- Genres: Folk
- Years active: 2015–present
- Website: www.overandthrough.com

= Claire Cronin (singer-songwriter) =

Singer and song writer

Claire Cronin is a singer-songwriter and author. She has released four albums: Over and Through (2015), Came Down a Storm (2016), Big Dread Moon (2019) and Bloodless (2021).

==Biography==
Cronin moved from Los Angeles to Athens, Georgia in the summer of 2015. In addition to her music career, she is a poet and as of 2019 was a PhD student in creative writing at the University of Georgia, completing a thesis on horror films and television. She has described poetry and songwriting as "equally meaningful, difficult and necessary", saying "they may come from the same inner place, but ... there is a different burden on poetry to silently perform emotion and nuance to a reader, [whereas] a singer's voice can impart these things in how it handles lyrics—transforming a really simple refrain into something profound, for example." Cronin has named the songwriters Jason Molina, Nick Drake, Chan Marshall and Jeff Mangum, and the poets Brigit Pegeen Kelly, Frank Stanford and Sara Nicholson as influences.

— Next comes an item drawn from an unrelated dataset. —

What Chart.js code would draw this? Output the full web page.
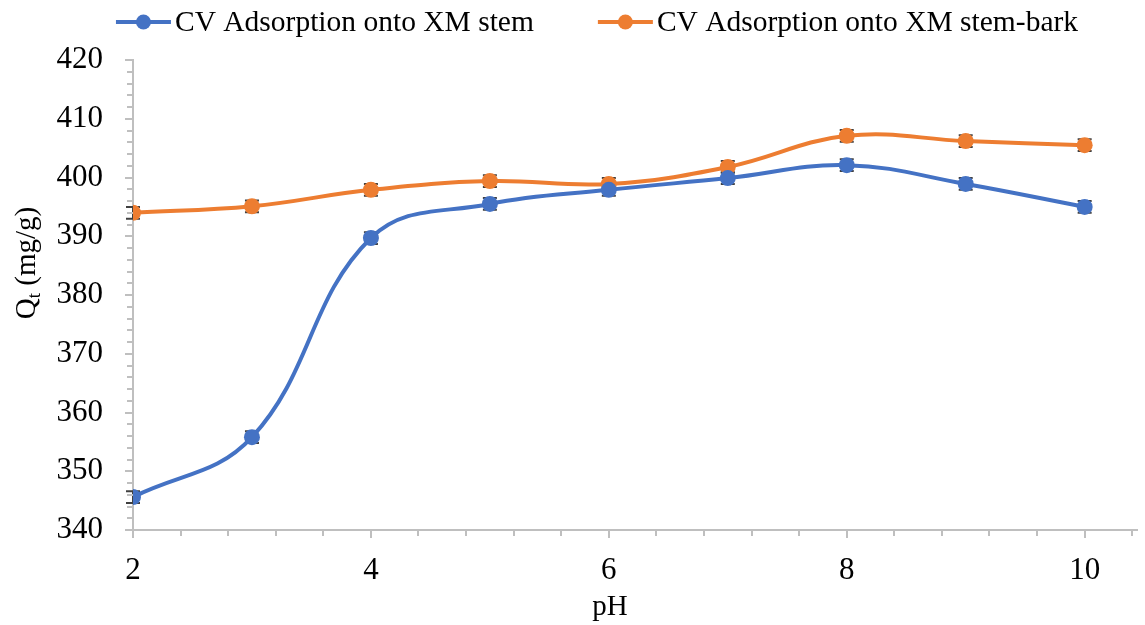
<!DOCTYPE html>
<html>
<head>
<meta charset="utf-8">
<title>Qt vs pH</title>
<script src="https://cdn.jsdelivr.net/npm/chart.js@4.4.1/dist/chart.umd.min.js"></script>
<style>
  html, body { margin: 0; padding: 0; background: #fff; }
  #wrap { width: 1145px; height: 625px; }
</style>
</head>
<body>
<div id="wrap"><canvas id="chart"></canvas></div>
<script>
// pH of the dye solution and adsorbed amount Qt (mg/g)
const phValues = [2, 3, 4, 5, 6, 7, 8, 9, 10];
const stemQt = [345.6, 355.8, 389.7, 395.5, 397.9, 399.9, 402.1, 398.9, 395.0];
const barkQt = [394.0, 395.1, 397.9, 399.4, 398.9, 401.8, 407.1, 406.2, 405.5];
const stemErr = [1.0, 1.0, 1.0, 1.0, 1.0, 1.0, 1.0, 1.0, 1.0];
const barkErr = [1.0, 1.0, 1.0, 1.0, 1.0, 1.0, 1.0, 1.0, 1.0];
const seriesNames = ['CV Adsorption onto XM stem', 'CV Adsorption onto XM stem-bark'];
const xTickValues = [2, 4, 6, 8, 10];
const yTickValues = [340, 350, 360, 370, 380, 390, 400, 410, 420];

const BLUE = '#4472C4';
const ORANGE = '#ED7D31';
const AXIS = '#BFBFBF';
const SERIF = '"Liberation Serif", "Times New Roman", serif';

const toPoints = (ys) => phValues.map((x, i) => ({ x: x, y: ys[i] }));

// vertical error bars with small caps, drawn under the markers
const errorBars = {
  id: 'errorBars',
  beforeDatasetsDraw(chart) {
    const { ctx, scales: { x, y } } = chart;
    const errs = [stemErr, barkErr];
    ctx.save();
    ctx.strokeStyle = '#404040';
    ctx.lineWidth = 2;
    chart.data.datasets.forEach((ds, di) => {
      ds.data.forEach((p, i) => {
        const px = x.getPixelForValue(p.x);
        const top = y.getPixelForValue(p.y + errs[di][i]);
        const bot = y.getPixelForValue(p.y - errs[di][i]);
        ctx.beginPath();
        ctx.moveTo(px, top); ctx.lineTo(px, bot);
        ctx.moveTo(px - 7, top); ctx.lineTo(px + 7, top);
        ctx.moveTo(px - 7, bot); ctx.lineTo(px + 7, bot);
        ctx.stroke();
      });
    });
    ctx.restore();
  }
};

// major and minor tick marks on both axes
const tickMarks = {
  id: 'tickMarks',
  afterDraw(chart) {
    const { ctx, scales: { x, y } } = chart;
    ctx.save();
    ctx.strokeStyle = AXIS;
    ctx.lineWidth = 2;
    ctx.beginPath();
    for (let k = 0; ; k++) {
      const v = 2 + k * 0.4;
      if (v > x.max + 1e-6) break;
      const px = Math.round(x.getPixelForValue(v));
      const major = k % 5 === 0;
      ctx.moveTo(px, y.bottom);
      ctx.lineTo(px, y.bottom + (major ? 8 : 6));
    }
    for (let v = 340; v <= 420; v += 2) {
      const py = Math.round(y.getPixelForValue(v));
      const major = v % 10 === 0;
      ctx.moveTo(x.left, py);
      ctx.lineTo(x.left - (major ? 8 : 6), py);
    }
    ctx.stroke();
    ctx.restore();
  }
};

// legend and axis titles
const labels = {
  id: 'labels',
  afterDraw(chart) {
    const ctx = chart.ctx;
    ctx.save();
    ctx.fillStyle = '#000';
    ctx.textBaseline = 'middle';

    // legend row
    ctx.font = '29.5px ' + SERIF;
    const colors = [BLUE, ORANGE];
    const symW = 55, gap = 4, between = 64;
    const widths = seriesNames.map(s => ctx.measureText(s).width);
    const total = widths.reduce((a, w) => a + symW + gap + w, 0) + between;
    let lx = 597 - total / 2;
    const ly = 22;
    seriesNames.forEach((name, i) => {
      ctx.strokeStyle = colors[i];
      ctx.lineWidth = 4;
      ctx.beginPath();
      ctx.moveTo(lx, ly); ctx.lineTo(lx + symW, ly);
      ctx.stroke();
      ctx.fillStyle = colors[i];
      ctx.beginPath();
      ctx.arc(lx + symW / 2, ly, 7.5, 0, Math.PI * 2);
      ctx.fill();
      ctx.fillStyle = '#000';
      ctx.textAlign = 'left';
      ctx.fillText(name, lx + symW + gap, ly + 1);
      lx += symW + gap + widths[i] + between;
    });

    // x title
    ctx.font = '29px ' + SERIF;
    ctx.textAlign = 'center';
    ctx.textBaseline = 'alphabetic';
    ctx.fillText('pH', 610, 615);

    // y title with subscript t
    ctx.translate(35, 263);
    ctx.rotate(-Math.PI / 2);
    const big = '29px ' + SERIF, small = '19px ' + SERIF;
    ctx.font = big; const wQ = ctx.measureText('Q').width;
    ctx.font = small; const wt = ctx.measureText('t').width;
    ctx.font = big; const wr = ctx.measureText(' (mg/g)').width;
    let tx = -(wQ + wt + wr) / 2;
    ctx.textAlign = 'left';
    ctx.font = big; ctx.fillText('Q', tx, 0); tx += wQ;
    ctx.font = small; ctx.fillText('t', tx, 5); tx += wt;
    ctx.font = big; ctx.fillText(' (mg/g)', tx, 0);
    ctx.restore();
  }
};

const series = (label, ys, color) => ({
  label: label,
  data: toPoints(ys),
  borderColor: color,
  backgroundColor: color,
  borderWidth: 4,
  pointRadius: 8,
  pointHoverRadius: 8,
  pointBorderWidth: 0,
  tension: 0.4,
  fill: false
});

new Chart(document.getElementById('chart'), {
  type: 'line',
  data: {
    datasets: [
      series(seriesNames[0], stemQt, BLUE),
      series(seriesNames[1], barkQt, ORANGE)
    ]
  },
  options: {
    responsive: true,
    maintainAspectRatio: false,
    animation: false,
    events: [],
    layout: { padding: { top: 60, right: 2, left: 0, bottom: 0 } },
    plugins: { legend: { display: false }, tooltip: { enabled: false } },
    scales: {
      x: {
        type: 'linear',
        min: 2,
        max: 10.44,
        grid: { display: false },
        border: { display: true, color: AXIS, width: 2 },
        afterBuildTicks: (s) => { s.ticks = xTickValues.map(v => ({ value: v })); },
        afterFit: (s) => { s.height = 95; },
        ticks: { color: '#000', font: { family: SERIF, size: 31 }, padding: 14, maxRotation: 0 }
      },
      y: {
        min: 340,
        max: 420,
        grid: { display: false },
        border: { display: true, color: AXIS, width: 2 },
        afterBuildTicks: (s) => { s.ticks = yTickValues.map(v => ({ value: v })); },
        afterFit: (s) => { s.width = 133; },
        ticks: { color: '#000', font: { family: SERIF, size: 31 }, padding: 22 }
      }
    }
  },
  plugins: [errorBars, tickMarks, labels]
});
</script>
</body>
</html>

==Over and Through (2015)==
Over and Through, a compilation of Cronin's work produced over the previous several years, was released in 2015.

==Came Down a Storm (2016)==
Came Down a Storm, produced in collaboration with John Dieterich of Deerhoof, was released in 2016. Cronin has described the album as resembling a concept album by virtue of the songs' focus on "death and the afterlife" and their construction of "overlapping narratives and characters." Gabe Vodicka, writing in Flagpole Magazine, singles out "The Unnatural" for praise and described the album's other songs as "both beautiful and terrifying—abstract stories of personal victory set against a sea of apocalyptic imagery."

==Big Dread Moon (2019)==
Big Dread Moon was released in 2019. The album's lyrics draw on Cronin's interest in horror films; musically, most songs feature only vocals, guitar and viola, while only some use synthesizers and percussion.

Sam Sodomsky of Pitchfork described Cronin's lyrics on the album as "kaleidoscopic" and "heavy with pre-traumatic calm." Sodomsky noted that the album strikes a "balance between tenderness and terror, the supernatural and the quotidian" and praised "Wolfman" as a high point, describing it as "a slow, menacing ballad sung with the devotion of a love song." Writing for Talkhouse, Sam Woodring wrote that Big Dread Moon "betrays a strong knack for narrative, pacing, and imagery, probably indebted to her other artistic endeavor as a writer" and noted that Cronin's vocals "dart around in a way that builds suspense not only for what she is about to say, but for how she may or may not buckle her words into pitch-perfect severed parts."

==Blue Light of the Screen (2020)==
Cronin's first book of non-fiction, Blue Light of the Screen: On Horror, Ghosts, and God, was published by Repeater Books in October 2020. Reviewing the book in International Times, Rupert Loydell described it as "an obsessional, egotistical nightmare of a book, a shapeshifting gothic narrative". Enrico Monacelli in The Quietus described it as "a blood-shot eyed tour-guide to losing one's ability to speak and think; to being bewildered by the strangeness of the dead and the living".

==Bloodless (2021)==
Cronin's fourth album, Bloodless, was released in November 2021. Reviewing the album in God Is in the TV, Trev Elkins described it as "more real, personal and direct" in its examination of fear and sorrow than Big Dread Moon, but noted that it also contains moments of humor, as well as "beautiful, melancholic rawness and cautionary tales". Bruce Miller of PopMatters also compared the two albums, identifying Bloodlesss production during the COVID-19 pandemic and 2020 California wildfires as contributing to its sense of intensity and uncertainty, and comparing it to the work of Brigid Mae Power and Neil Young.